- [WRITTEN TASK]
Look through the lines and report how many include the word "this", giving nothing but the number.

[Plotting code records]
(begin)

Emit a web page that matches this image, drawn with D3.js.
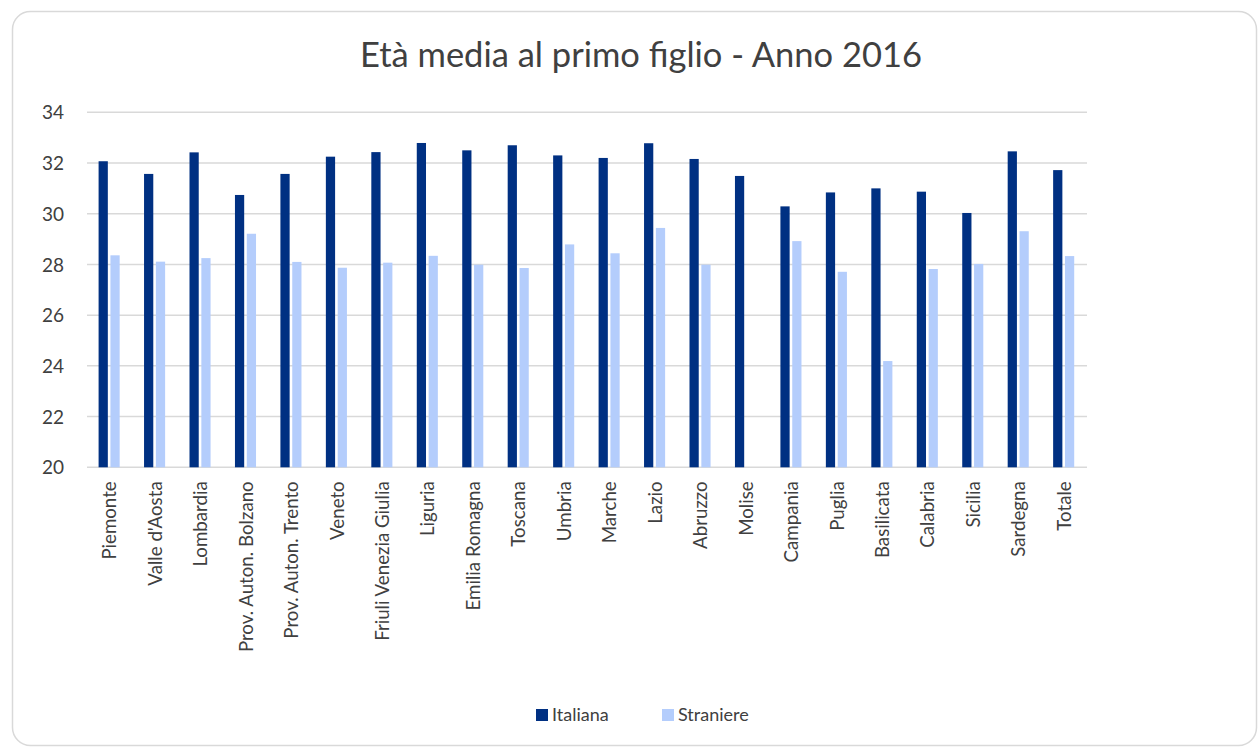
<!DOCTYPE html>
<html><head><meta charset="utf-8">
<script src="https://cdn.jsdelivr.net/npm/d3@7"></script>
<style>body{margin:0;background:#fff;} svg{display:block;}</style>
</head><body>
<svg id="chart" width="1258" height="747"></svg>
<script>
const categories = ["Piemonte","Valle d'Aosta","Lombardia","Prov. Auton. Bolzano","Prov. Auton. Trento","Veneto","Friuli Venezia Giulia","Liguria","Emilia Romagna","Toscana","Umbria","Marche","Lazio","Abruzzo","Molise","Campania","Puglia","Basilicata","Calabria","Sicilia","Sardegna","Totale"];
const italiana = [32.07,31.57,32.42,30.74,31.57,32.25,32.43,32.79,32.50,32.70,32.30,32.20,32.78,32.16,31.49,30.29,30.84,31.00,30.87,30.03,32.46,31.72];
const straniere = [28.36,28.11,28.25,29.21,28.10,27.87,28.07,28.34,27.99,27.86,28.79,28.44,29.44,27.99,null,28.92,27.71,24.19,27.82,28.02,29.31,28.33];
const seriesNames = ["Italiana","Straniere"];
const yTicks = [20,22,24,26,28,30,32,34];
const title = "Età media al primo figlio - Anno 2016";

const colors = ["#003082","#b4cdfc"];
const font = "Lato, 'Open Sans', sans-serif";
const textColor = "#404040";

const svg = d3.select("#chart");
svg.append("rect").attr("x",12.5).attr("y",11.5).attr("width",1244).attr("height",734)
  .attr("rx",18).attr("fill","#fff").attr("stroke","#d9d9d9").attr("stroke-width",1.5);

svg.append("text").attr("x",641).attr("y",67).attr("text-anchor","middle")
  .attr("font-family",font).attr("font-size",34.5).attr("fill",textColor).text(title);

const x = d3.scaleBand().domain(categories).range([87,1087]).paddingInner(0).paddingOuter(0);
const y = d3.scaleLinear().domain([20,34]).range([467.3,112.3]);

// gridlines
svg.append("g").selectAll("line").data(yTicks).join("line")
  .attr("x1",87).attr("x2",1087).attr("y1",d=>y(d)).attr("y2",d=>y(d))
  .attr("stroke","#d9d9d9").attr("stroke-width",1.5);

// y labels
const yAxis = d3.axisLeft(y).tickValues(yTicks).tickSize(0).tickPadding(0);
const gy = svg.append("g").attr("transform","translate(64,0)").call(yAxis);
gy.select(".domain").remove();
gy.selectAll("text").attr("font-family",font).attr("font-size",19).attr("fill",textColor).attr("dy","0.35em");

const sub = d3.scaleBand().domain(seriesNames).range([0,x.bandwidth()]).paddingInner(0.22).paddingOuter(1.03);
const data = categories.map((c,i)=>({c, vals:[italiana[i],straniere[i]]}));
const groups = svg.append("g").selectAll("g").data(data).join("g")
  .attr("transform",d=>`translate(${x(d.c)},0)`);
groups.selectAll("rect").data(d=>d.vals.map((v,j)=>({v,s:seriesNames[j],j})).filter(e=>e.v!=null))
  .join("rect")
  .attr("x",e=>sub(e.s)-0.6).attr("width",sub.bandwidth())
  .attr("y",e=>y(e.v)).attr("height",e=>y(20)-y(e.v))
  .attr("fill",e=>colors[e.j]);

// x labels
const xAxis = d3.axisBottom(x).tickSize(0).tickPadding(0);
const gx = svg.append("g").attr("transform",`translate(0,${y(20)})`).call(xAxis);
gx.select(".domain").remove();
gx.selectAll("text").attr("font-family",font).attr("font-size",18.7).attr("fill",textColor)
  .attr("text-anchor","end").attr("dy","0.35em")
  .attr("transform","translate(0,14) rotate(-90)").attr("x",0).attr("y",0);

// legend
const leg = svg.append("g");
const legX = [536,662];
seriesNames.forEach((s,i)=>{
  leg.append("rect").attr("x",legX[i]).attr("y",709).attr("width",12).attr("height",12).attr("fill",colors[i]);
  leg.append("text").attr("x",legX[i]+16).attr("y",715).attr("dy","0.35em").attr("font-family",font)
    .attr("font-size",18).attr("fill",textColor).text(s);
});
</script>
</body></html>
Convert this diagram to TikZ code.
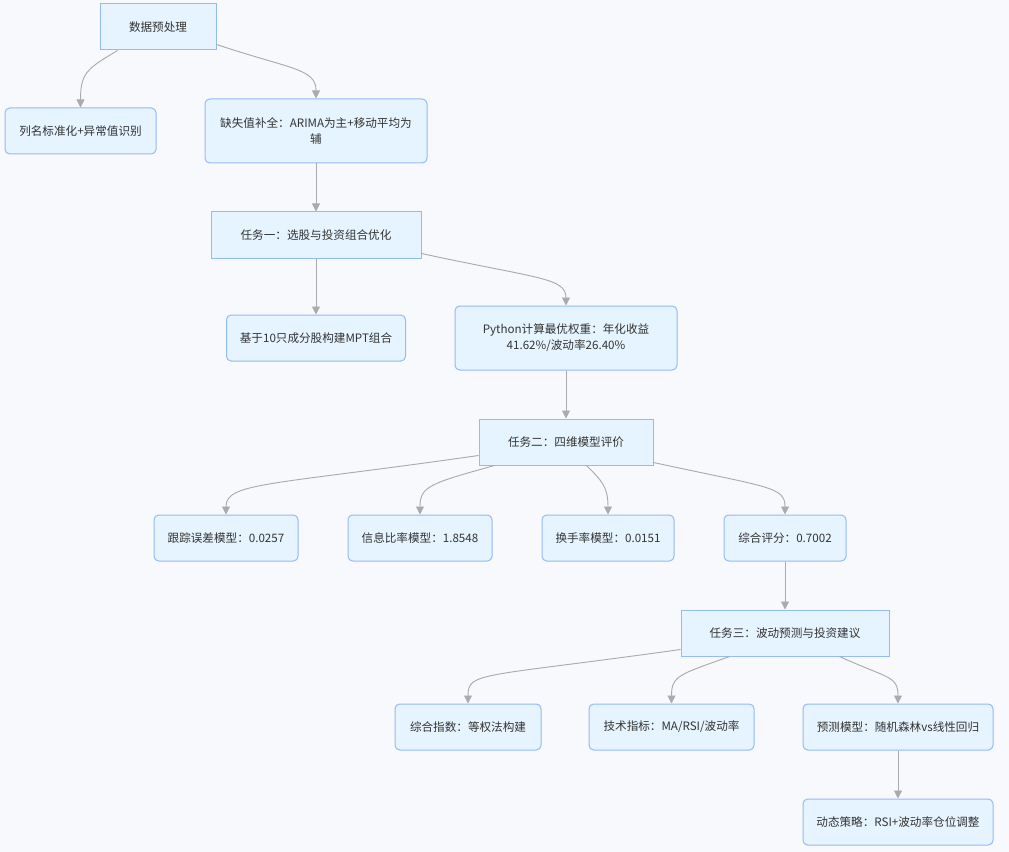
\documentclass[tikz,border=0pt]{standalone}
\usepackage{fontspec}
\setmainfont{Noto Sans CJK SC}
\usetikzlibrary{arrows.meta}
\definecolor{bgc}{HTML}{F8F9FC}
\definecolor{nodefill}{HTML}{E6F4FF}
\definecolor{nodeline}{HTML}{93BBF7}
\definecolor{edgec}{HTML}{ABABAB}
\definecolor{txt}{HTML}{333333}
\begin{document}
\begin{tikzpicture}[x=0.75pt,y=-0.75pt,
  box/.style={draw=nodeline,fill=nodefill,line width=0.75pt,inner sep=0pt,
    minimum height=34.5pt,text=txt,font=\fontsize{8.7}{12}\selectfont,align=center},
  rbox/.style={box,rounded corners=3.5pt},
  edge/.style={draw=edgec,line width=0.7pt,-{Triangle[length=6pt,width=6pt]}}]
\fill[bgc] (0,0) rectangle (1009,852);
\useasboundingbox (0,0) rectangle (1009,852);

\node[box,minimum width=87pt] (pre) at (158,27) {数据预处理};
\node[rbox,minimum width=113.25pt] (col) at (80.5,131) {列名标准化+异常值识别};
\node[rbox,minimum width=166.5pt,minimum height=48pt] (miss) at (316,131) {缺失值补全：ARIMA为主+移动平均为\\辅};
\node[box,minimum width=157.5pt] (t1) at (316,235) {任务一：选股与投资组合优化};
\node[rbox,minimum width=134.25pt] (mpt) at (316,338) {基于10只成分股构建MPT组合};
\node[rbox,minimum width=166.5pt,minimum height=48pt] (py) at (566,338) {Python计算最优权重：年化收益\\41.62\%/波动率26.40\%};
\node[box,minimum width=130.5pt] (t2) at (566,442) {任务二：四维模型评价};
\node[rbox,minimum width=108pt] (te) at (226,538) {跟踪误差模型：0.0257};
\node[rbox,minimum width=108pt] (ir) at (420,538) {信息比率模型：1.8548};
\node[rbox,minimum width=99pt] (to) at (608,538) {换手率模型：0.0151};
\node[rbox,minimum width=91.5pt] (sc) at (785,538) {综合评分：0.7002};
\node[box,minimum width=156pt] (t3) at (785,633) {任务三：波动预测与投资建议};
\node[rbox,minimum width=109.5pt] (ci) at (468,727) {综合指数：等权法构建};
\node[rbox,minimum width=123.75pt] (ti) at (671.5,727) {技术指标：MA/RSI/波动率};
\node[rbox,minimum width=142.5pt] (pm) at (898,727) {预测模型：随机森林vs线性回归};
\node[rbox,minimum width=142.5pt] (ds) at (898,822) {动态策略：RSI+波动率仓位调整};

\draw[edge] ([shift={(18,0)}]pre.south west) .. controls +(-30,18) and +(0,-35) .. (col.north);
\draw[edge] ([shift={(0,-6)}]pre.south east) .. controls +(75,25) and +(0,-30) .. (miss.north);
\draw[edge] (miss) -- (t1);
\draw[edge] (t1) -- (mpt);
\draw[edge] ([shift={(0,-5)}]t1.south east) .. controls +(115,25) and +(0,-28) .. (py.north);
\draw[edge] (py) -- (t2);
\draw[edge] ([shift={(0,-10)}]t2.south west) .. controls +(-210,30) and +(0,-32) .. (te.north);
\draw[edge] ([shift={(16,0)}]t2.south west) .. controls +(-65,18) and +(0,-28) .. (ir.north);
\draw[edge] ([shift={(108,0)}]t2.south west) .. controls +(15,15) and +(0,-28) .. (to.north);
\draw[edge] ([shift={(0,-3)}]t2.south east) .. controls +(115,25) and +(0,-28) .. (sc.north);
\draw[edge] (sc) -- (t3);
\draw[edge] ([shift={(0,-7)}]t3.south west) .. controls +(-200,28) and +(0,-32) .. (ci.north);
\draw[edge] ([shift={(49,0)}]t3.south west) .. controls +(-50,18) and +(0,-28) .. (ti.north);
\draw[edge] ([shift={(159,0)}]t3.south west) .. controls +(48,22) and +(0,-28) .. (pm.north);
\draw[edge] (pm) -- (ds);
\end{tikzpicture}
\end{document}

(end)

- [THE RESPONSE]
2